─── Data provided ───

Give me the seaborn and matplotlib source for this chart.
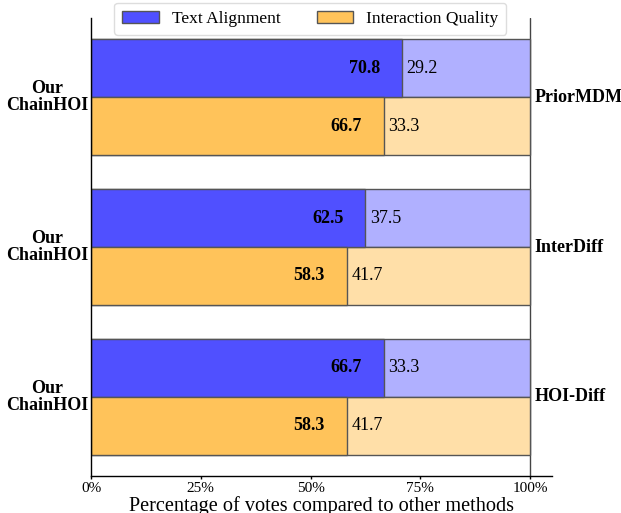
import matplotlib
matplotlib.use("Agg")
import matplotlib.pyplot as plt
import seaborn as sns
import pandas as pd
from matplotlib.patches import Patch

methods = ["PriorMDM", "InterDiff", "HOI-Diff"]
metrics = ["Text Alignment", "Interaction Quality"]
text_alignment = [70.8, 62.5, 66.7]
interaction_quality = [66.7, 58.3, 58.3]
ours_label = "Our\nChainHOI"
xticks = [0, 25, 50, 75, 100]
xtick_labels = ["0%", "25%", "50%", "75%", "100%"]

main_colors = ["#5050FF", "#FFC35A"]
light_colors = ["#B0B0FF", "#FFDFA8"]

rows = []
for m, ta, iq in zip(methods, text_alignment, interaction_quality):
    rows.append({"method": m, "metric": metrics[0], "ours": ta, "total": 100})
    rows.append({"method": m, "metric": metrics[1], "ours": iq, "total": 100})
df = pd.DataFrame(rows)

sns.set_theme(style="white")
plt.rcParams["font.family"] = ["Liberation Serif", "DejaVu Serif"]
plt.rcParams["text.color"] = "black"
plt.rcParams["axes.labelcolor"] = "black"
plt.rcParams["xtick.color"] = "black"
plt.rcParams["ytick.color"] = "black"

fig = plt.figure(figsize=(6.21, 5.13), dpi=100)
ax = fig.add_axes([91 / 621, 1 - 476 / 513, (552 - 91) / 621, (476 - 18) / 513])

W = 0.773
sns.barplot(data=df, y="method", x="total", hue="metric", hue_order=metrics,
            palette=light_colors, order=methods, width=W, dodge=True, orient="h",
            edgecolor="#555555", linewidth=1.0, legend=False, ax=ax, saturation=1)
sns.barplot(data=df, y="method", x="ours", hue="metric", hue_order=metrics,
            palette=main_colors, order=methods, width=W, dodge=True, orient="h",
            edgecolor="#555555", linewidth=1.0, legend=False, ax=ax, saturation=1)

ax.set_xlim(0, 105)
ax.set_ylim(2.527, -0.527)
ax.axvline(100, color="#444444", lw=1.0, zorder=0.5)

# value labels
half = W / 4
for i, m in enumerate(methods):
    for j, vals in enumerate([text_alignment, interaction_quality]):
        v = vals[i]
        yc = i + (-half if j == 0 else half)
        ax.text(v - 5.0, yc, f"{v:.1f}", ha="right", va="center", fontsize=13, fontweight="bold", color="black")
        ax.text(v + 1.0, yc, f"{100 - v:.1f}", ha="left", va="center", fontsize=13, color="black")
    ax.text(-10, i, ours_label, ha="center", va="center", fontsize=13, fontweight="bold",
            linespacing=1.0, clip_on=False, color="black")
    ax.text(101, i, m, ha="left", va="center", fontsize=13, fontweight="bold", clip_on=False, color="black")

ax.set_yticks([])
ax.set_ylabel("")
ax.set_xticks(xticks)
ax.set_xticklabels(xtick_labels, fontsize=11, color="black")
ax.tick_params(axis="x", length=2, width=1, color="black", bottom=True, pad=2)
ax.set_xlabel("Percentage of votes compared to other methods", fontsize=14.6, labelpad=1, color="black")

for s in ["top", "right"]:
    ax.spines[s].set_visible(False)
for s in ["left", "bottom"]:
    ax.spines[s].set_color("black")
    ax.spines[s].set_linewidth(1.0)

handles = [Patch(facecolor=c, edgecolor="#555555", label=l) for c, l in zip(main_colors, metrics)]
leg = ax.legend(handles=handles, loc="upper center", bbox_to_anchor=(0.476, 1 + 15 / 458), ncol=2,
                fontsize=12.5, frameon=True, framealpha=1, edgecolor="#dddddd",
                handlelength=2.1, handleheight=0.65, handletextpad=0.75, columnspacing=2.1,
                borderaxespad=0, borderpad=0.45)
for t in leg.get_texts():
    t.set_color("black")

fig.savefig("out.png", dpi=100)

───
─── Data provided ───

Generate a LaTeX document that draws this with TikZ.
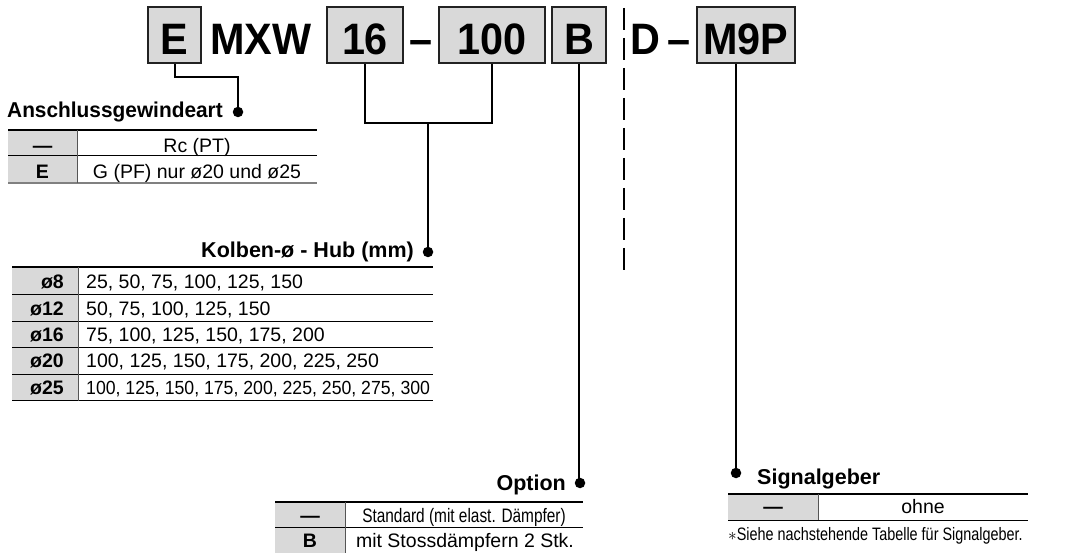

───

Stated exercise
Among the records above, locate the line containing "Give me the" and the line containing "from matplotlib.patches import Patch", then transcribe exactly the lines starting at the first and ending at the second, with no pictures.

Response for this exercise
Give me the seaborn and matplotlib source for this chart.
import matplotlib
matplotlib.use("Agg")
import matplotlib.pyplot as plt
import seaborn as sns
import pandas as pd
from matplotlib.patches import Patch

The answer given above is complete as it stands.